The boys are awoken on a forest road in the dark of night. The surrounding area appears to be filled with dark and terrifying wolves, and OB is quick to take a burning branch for a torch to frighten away the beasts. YB is left vulnerable throughout the ordeal as you make it to a cemetery. I couldn’t help the intense, ominous feeling the scenery or the situation arose. It only got creepier and creepier as time went on.
To shorten the length of this post, I’m going to do the game an injustice by speeding through several scenes, and skipping to the final fight in the game: The Spider-Lady. The reason being that this is the source of the most intense feelings in the game for me personally.

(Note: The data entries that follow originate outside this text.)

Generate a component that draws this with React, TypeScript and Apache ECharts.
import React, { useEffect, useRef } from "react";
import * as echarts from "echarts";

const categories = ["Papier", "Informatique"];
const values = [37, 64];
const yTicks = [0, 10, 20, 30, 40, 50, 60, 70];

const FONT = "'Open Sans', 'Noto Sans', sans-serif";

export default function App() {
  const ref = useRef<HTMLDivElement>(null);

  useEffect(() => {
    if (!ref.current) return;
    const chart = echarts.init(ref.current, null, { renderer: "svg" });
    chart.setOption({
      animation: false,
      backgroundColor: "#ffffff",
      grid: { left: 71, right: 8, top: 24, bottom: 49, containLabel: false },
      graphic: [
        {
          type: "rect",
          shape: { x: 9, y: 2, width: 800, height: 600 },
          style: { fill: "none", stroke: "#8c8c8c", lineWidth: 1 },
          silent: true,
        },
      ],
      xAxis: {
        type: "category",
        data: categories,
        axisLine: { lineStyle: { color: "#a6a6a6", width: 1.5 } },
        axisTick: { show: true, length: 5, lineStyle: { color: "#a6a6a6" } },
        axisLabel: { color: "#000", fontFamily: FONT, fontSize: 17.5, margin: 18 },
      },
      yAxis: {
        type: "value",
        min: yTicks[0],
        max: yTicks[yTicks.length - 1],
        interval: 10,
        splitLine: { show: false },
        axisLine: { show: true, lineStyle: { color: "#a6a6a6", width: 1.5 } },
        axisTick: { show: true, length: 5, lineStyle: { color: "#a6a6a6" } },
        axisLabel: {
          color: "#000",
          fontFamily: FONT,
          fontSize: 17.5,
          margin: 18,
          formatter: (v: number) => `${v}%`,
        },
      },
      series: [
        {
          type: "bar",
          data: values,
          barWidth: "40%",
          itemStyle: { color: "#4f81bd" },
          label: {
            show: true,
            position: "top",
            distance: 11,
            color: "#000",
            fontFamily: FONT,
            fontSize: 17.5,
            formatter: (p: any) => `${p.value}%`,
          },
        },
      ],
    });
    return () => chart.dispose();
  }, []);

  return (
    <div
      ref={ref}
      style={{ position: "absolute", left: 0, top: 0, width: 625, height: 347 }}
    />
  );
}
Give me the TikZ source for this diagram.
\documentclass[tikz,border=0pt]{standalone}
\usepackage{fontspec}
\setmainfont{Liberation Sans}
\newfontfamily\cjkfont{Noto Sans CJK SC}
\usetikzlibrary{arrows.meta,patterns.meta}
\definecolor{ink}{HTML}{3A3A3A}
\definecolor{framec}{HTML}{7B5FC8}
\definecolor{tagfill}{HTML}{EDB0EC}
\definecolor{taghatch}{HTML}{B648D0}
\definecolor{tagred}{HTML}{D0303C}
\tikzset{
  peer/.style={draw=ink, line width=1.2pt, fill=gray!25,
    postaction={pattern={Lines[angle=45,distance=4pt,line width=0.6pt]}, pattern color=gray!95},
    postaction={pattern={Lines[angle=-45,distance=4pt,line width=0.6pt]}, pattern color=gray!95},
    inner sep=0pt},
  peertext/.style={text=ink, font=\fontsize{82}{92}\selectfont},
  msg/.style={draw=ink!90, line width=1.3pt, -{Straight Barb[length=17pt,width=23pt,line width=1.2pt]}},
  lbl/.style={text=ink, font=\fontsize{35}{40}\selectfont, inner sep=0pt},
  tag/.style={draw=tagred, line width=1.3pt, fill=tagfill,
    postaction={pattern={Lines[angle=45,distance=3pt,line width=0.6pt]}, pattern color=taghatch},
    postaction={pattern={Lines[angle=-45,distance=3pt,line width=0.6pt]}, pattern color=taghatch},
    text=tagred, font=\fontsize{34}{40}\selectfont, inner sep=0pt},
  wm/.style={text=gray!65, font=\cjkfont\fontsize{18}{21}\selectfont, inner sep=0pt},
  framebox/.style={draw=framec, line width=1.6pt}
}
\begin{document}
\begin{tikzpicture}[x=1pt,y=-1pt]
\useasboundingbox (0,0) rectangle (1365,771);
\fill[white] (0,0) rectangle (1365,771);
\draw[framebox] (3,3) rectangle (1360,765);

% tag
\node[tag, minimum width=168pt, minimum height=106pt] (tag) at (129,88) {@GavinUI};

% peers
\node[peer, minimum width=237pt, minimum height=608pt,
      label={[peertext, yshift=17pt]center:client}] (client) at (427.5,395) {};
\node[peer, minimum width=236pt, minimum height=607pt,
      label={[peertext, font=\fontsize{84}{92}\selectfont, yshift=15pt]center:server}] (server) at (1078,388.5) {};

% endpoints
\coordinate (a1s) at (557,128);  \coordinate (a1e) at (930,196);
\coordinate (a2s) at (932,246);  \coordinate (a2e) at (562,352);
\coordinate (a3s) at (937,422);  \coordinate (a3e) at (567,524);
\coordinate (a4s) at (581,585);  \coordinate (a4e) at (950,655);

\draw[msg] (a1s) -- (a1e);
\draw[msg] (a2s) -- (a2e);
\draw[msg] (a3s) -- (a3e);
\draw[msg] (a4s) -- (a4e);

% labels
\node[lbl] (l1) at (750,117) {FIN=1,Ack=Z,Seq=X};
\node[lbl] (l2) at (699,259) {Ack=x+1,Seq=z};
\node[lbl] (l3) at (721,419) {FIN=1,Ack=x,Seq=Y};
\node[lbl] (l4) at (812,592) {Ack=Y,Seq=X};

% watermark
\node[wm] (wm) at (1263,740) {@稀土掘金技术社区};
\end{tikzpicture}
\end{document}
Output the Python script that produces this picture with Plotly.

Just before the fight with the spider-lady, I had just mastered the control scheme of the game. I was feeling great, on top of the world, because I was doing it. I managed to figure out the fight with ease, and it wasn’t long before I bested the spider. It felt as if I had finally mastered the unspoken bond between the brothers, and in just a few more seconds, the world crashed down as she got her last hit in, skewering OB. I felt the heart-wrenching pain of losing someone I loved.
The following sequence of events was no less harrowing. I couldn’t help but keep some hope—even as YB buried OB—that there would be some Deus ex Machina that would revive OB. I held onto that hope until I made it back home. It wasn’t hard for me to figure out how to swim, I tried wrong once, but then it hit me. It was heart-breaking hearing OB’s ethereal whisper.
The only thing of note after that was the ending cut scene. Reflecting on YB’s stoicism, combined with his harrowing experience, it seems to me that it was probably highly likely that YB was disconnected. He more than likely was drained of any emotion he may have had left.
All things considered, the game was heart-breaking and very heavily focused on story and character-development. It was a wonderful game with beautiful scenery and an interesting game mechanism complex.